— Exercise —
Each line that holds the word "draw" should be returned.

###

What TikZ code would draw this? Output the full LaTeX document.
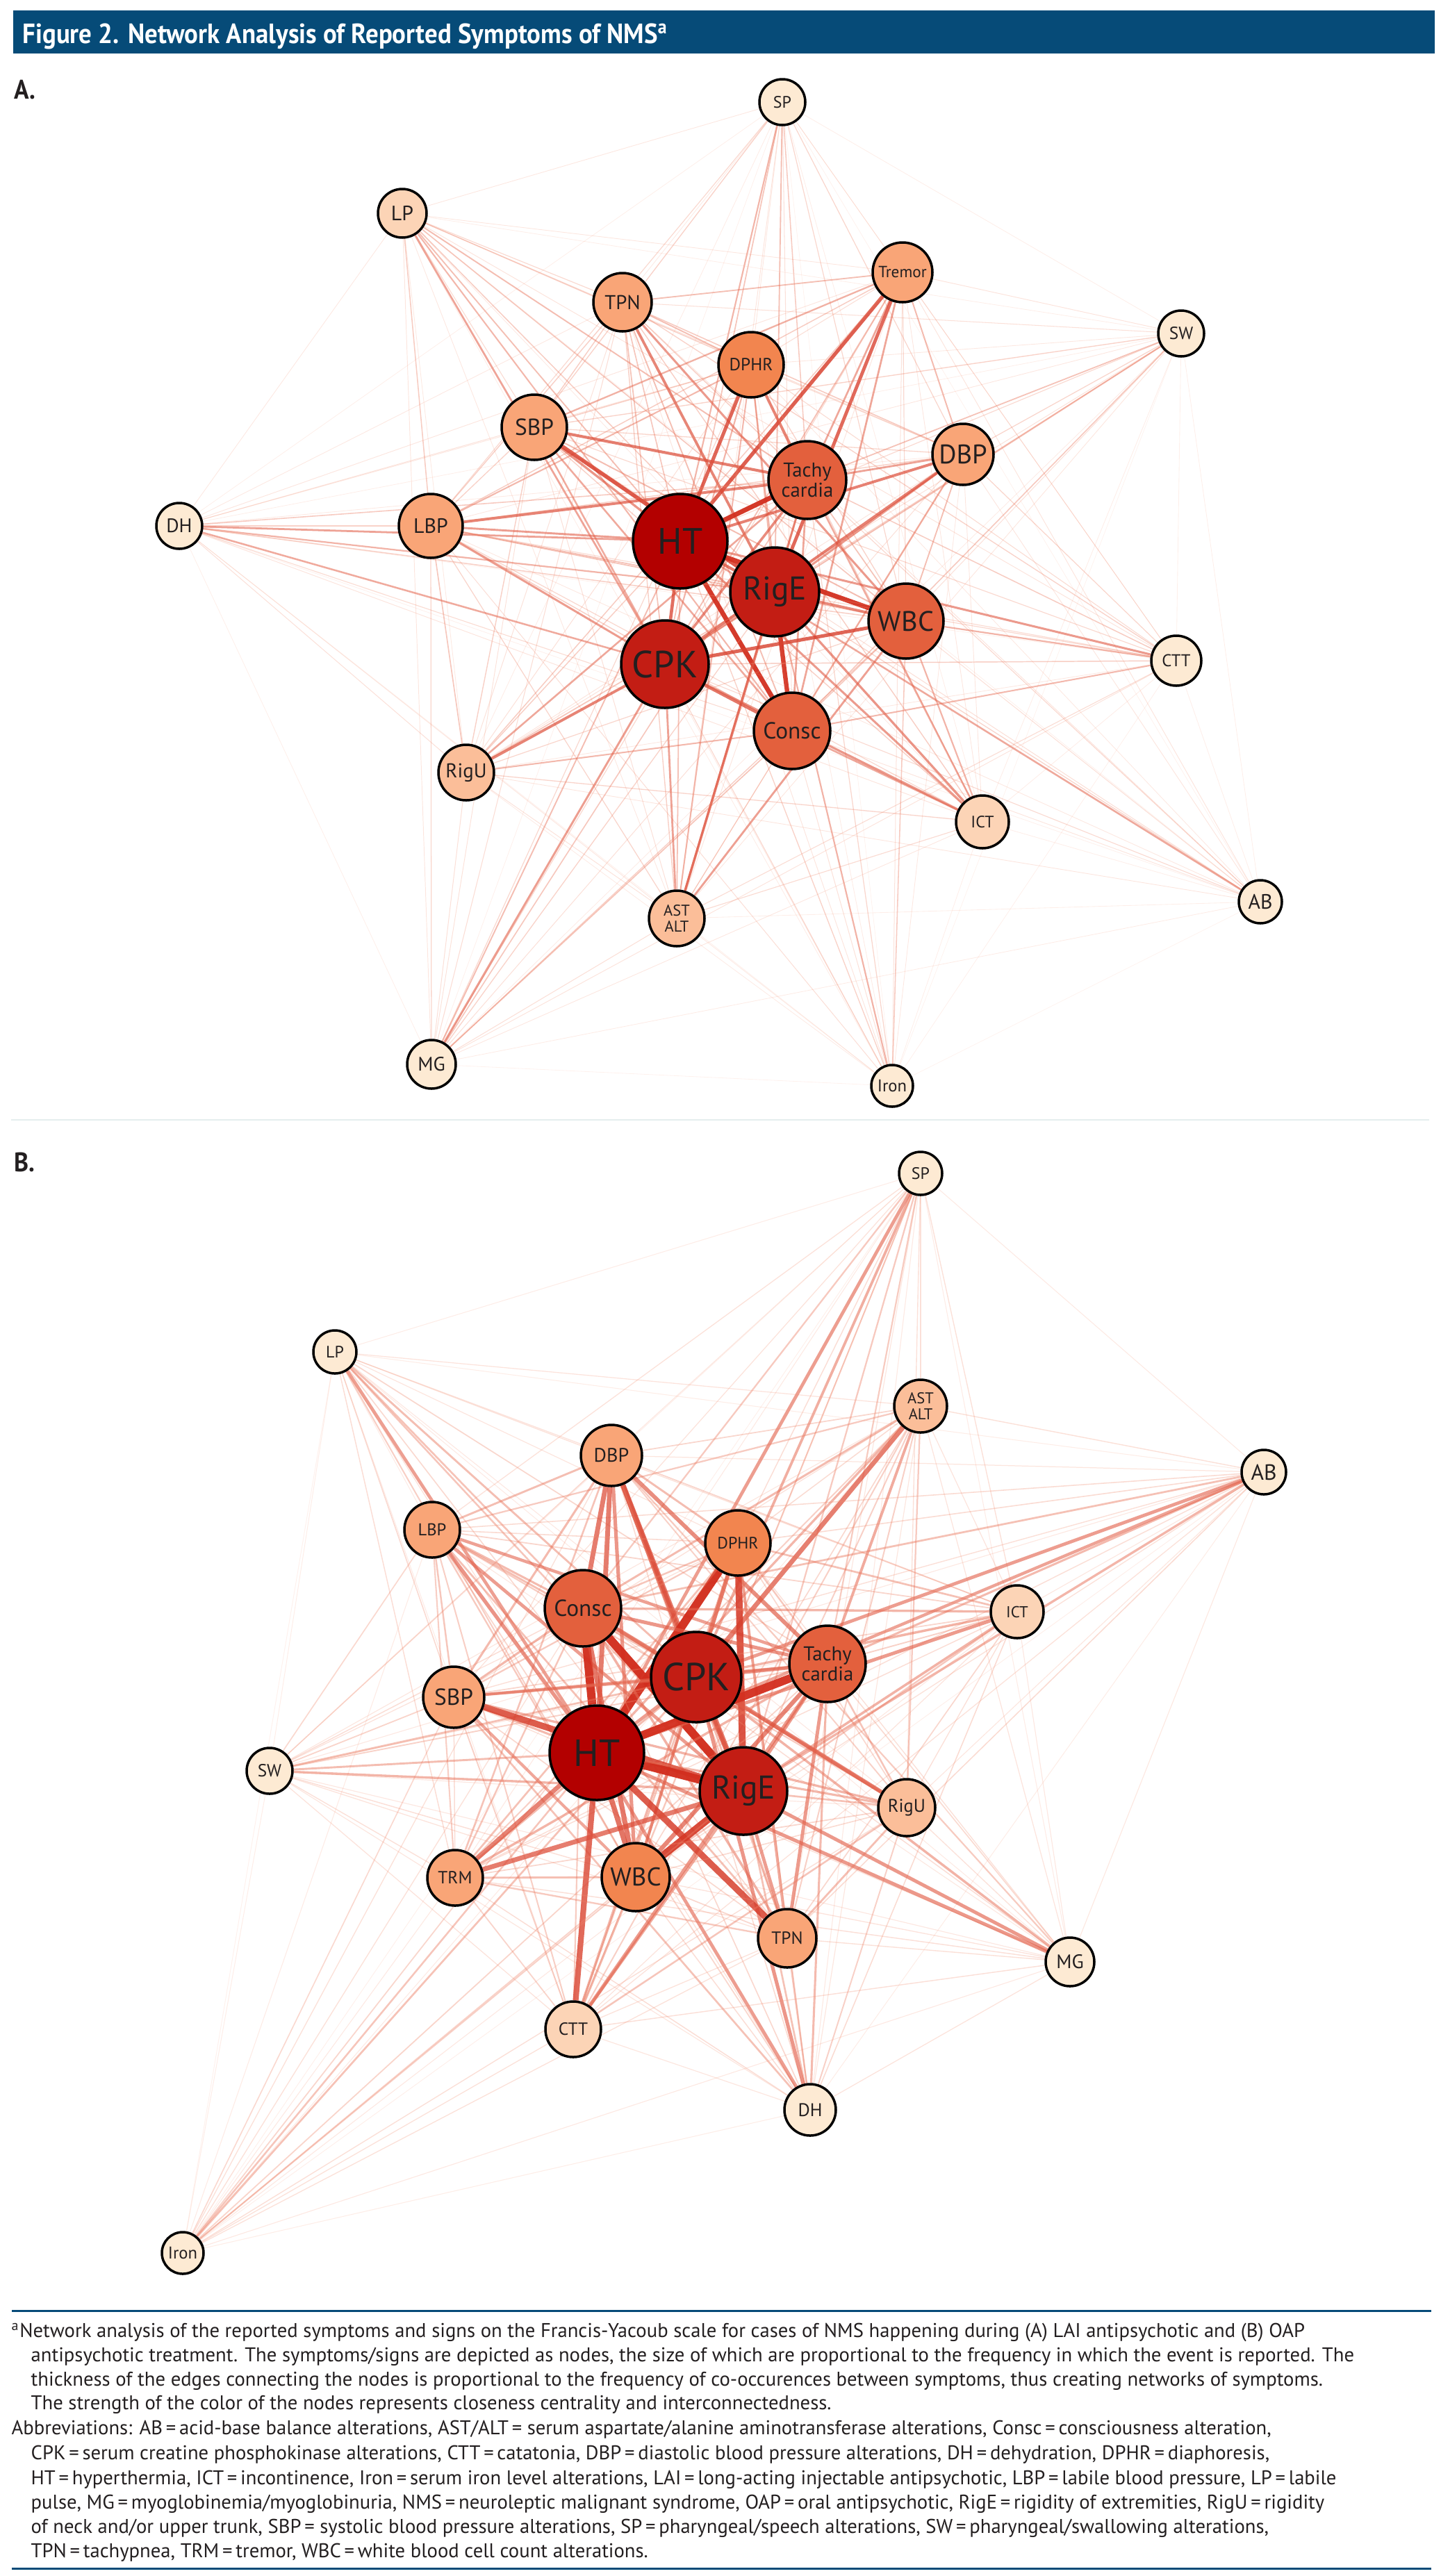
\documentclass[tikz,border=0pt]{standalone}
\usepackage{fontspec}
\setmainfont{PT Sans}
\newfontfamily\condfont[FakeStretch=0.92]{PT Sans}
\usetikzlibrary{calc}
\definecolor{headblue}{HTML}{064B78}
\definecolor{rulegray}{HTML}{E4EEEE}
\definecolor{ink}{HTML}{231F20}
\definecolor{nodecream}{HTML}{FDEAD3}
\definecolor{nodepale}{HTML}{FCD4B6}
\definecolor{nodepeach}{HTML}{FBBE99}
\definecolor{nodesalmon}{HTML}{F9A577}
\definecolor{nodeorange}{HTML}{F2854F}
\definecolor{noderust}{HTML}{E3603D}
\definecolor{nodered}{HTML}{C31D14}
\definecolor{nodedark}{HTML}{B30000}
\definecolor{edgelo}{HTML}{F8A586}
\definecolor{edgehi}{HTML}{D22E1E}
\pgfdeclarelayer{edges}
\pgfsetlayers{edges,main}
\tikzset{
  sym/.style={circle,draw=black,line width=0.35mm,inner sep=0pt,text=ink,align=center},
  foot/.style={anchor=base west,inner sep=0pt,text=ink,font=\fontsize{8.15}{9.8}\selectfont},
  panel/.style={anchor=base west,inner sep=0pt,text=ink,font=\condfont\bfseries\fontsize{11}{12}\selectfont}
}

\begin{document}
\begin{tikzpicture}[x=0.1mm,y=-0.1mm]
  \useasboundingbox (0,0) rectangle (2074,3708);
  \pgfmathsetseed{7}

  % header
  \fill[headblue] (19,15) rectangle (2065,77);
  \node[anchor=base west,inner sep=0pt,text=white,font=\condfont\bfseries\fontsize{11.4}{12}\selectfont] (title) at (32,62)
    {Figure 2. Network Analysis of Reported Symptoms of NMS\textsuperscript{a}};

  % panel A
  \node[panel] (labA) at (20,142) {A.};
  \foreach \k/\x/\y/\r/\c/\fs/\lab in {
    0/1126/147/33/nodecream/6.8/SP,
    1/579/307/35/nodepale/8.5/LP,
    2/896/435/42/nodesalmon/8.2/TPN,
    3/1299/392/43/nodesalmon/6.6/Tremor,
    4/1700/480/33/nodecream/7.2/SW,
    5/1081/525/47/nodeorange/7.2/DPHR,
    6/769/615/47/nodesalmon/9.5/SBP,
    7/1162/691/56/noderust/8.2/{Tachy\\cardia},
    8/1386/654/44/nodesalmon/11/DBP,
    9/979/779/68/nodedark/15/HT,
    10/620/757/46/nodesalmon/8.5/LBP,
    11/258/757/33/nodecream/8/DH,
    12/1115/852/64/nodered/13.5/RigE,
    13/1304/894/54/noderust/11.5/WBC,
    14/957/956/63/nodered/15.5/CPK,
    15/1693/951/36/nodecream/7/CTT,
    16/1140/1052/55/noderust/9.5/Consc,
    17/671/1112/40/nodepeach/8.2/RigU,
    18/1414/1183/38/nodepale/6.8/ICT,
    19/974/1322/40/nodepeach/6.4/{AST\\ALT},
    20/1814/1298/31/nodecream/8.5/AB,
    21/621/1532/35/nodecream/8/MG,
    22/1284/1563/30/nodecream/7/Iron} {
    \node[sym,fill=\c,minimum size=\r*0.2mm,font=\fontsize{\fs}{\fs}\selectfont] (A\k) at (\x,\y) {\lab};
    \expandafter\xdef\csname radA\k\endcsname{\r}
  }
  \begin{pgfonlayer}{edges}
  \foreach \i in {0,...,22} {
    \foreach \j in {0,...,22} {
      \ifnum\i<\j
        \edef\ri{\csname radA\i\endcsname}\edef\rj{\csname radA\j\endcsname}
        \pgfmathsetmacro\w{min(1,max(0,min(1,(\ri*\rj-800)/3000))*(0.5+0.8*rnd))}
        \pgfmathtruncatemacro\p{100*\w}
        \pgfmathsetmacro\op{0.1+0.85*\w}
        \pgfmathsetmacro\lw{0.8+6*\w*\w}
        \draw[draw=edgehi!\p!edgelo,draw opacity=\op,line width=\lw*0.1mm] (A\i) -- (A\j);
      \fi
    }
  }
  \end{pgfonlayer}

  \draw[rulegray,line width=0.2mm] (16,1612) -- (2057,1612);

  % panel B
  \node[panel] (labB) at (20,1686) {B.};
  \foreach \k/\x/\y/\r/\c/\fs/\lab in {
    0/1325/1689/31/nodecream/6.8/SP,
    1/482/1946/31/nodecream/6.8/LP,
    2/1325/2024/38/nodepeach/6.4/{AST\\ALT},
    3/1819/2119/32/nodecream/9/AB,
    4/880/2095/44/nodesalmon/8/DBP,
    5/622/2202/40/nodesalmon/7/LBP,
    6/1062/2221/47/nodeorange/6.8/DPHR,
    7/839/2315/55/noderust/9.5/Consc,
    8/1464/2320/38/nodepale/6.5/ICT,
    9/1002/2414/65/nodered/16/CPK,
    10/1191/2395/55/noderust/8.2/{Tachy\\cardia},
    11/653/2443/44/nodesalmon/9.5/SBP,
    12/388/2549/33/nodecream/7.2/SW,
    13/859/2523/68/nodedark/15.5/HT,
    14/1070/2578/63/nodered/13.5/RigE,
    15/1305/2602/41/nodepeach/7.5/RigU,
    16/655/2703/40/nodesalmon/7.2/TRM,
    17/915/2702/49/nodeorange/10.5/WBC,
    18/1133/2790/42/nodesalmon/7.2/TPN,
    19/1540/2824/35/nodecream/8/MG,
    20/825/2921/40/nodepale/7.2/CTT,
    21/1166/3037/37/nodecream/7.5/DH,
    22/263/3243/30/nodecream/7/Iron} {
    \node[sym,fill=\c,minimum size=\r*0.2mm,font=\fontsize{\fs}{\fs}\selectfont] (B\k) at (\x,\y) {\lab};
    \expandafter\xdef\csname radB\k\endcsname{\r}
  }
  \begin{pgfonlayer}{edges}
  \foreach \i in {0,...,22} {
    \foreach \j in {0,...,22} {
      \ifnum\i<\j
        \edef\ri{\csname radB\i\endcsname}\edef\rj{\csname radB\j\endcsname}
        \pgfmathsetmacro\w{min(1,max(0,min(1,(\ri*\rj-750)/2900))*(0.5+0.8*rnd))}
        \pgfmathtruncatemacro\p{100*\w}
        \pgfmathsetmacro\op{0.12+0.85*\w}
        \pgfmathsetmacro\lw{1+11*\w*\w}
        \draw[draw=edgehi!\p!edgelo,draw opacity=\op,line width=\lw*0.1mm] (B\i) -- (B\j);
      \fi
    }
  }
  \end{pgfonlayer}

  % footnote
  \draw[headblue,line width=0.3mm] (17,3326) -- (2060,3326);
  \node[foot] (fn1) at (16,3364) {\textsuperscript{a}Network analysis of the reported symptoms and signs on the Francis-Yacoub scale for cases of NMS happening during (A) LAI antipsychotic and (B) OAP};
  \node[foot] (fn2) at (44,3399) {antipsychotic treatment. The symptoms/signs are depicted as nodes, the size of which are proportional to the frequency in which the event is reported. The};
  \node[foot] (fn3) at (44,3434) {thickness of the edges connecting the nodes is proportional to the frequency of co-occurences between symptoms, thus creating networks of symptoms.};
  \node[foot] (fn4) at (44,3468) {The strength of the color of the nodes represents closeness centrality and interconnectedness.};
  \node[foot] (fn5) at (16,3504) {Abbreviations: AB\,=\,acid-base balance alterations, AST/ALT\,=\ serum aspartate/alanine aminotransferase alterations, Consc\,=\,consciousness alteration,};
  \node[foot] (fn6) at (44,3540) {CPK\,=\,serum creatine phosphokinase alterations, CTT\,=\,catatonia, DBP\,=\,diastolic blood pressure alterations, DH\,=\,dehydration, DPHR\,=\,diaphoresis,};
  \node[foot] (fn7) at (44,3576) {HT\,=\,hyperthermia, ICT\,=\,incontinence, Iron\,=\,serum iron level alterations, LAI\,=\,long-acting injectable antipsychotic, LBP\,=\,labile blood pressure, LP\,=\,labile};
  \node[foot] (fn8) at (44,3611) {pulse, MG\,=\,myoglobinemia/myoglobinuria, NMS\,=\,neuroleptic malignant syndrome, OAP\,=\,oral antipsychotic, RigE\,=\,rigidity of extremities, RigU\,=\,rigidity};
  \node[foot] (fn9) at (44,3646) {of neck and/or upper trunk, SBP\,=\ systolic blood pressure alterations, SP\,=\,pharyngeal/speech alterations, SW\,=\,pharyngeal/swallowing alterations,};
  \node[foot] (fn10) at (44,3681) {TPN\,=\,tachypnea, TRM\,=\,tremor, WBC\,=\,white blood cell count alterations.};
  \draw[headblue,line width=0.3mm] (17,3697) -- (2060,3697);
\end{tikzpicture}
\end{document}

###

— Task answer —
What TikZ code would draw this? Output the full LaTeX document.
  sym/.style={circle,draw=black,line width=0.35mm,inner sep=0pt,text=ink,align=center},
        \draw[draw=edgehi!\p!edgelo,draw opacity=\op,line width=\lw*0.1mm] (A\i) -- (A\j);
  \draw[rulegray,line width=0.2mm] (16,1612) -- (2057,1612);
        \draw[draw=edgehi!\p!edgelo,draw opacity=\op,line width=\lw*0.1mm] (B\i) -- (B\j);
  \draw[headblue,line width=0.3mm] (17,3326) -- (2060,3326);
  \draw[headblue,line width=0.3mm] (17,3697) -- (2060,3697);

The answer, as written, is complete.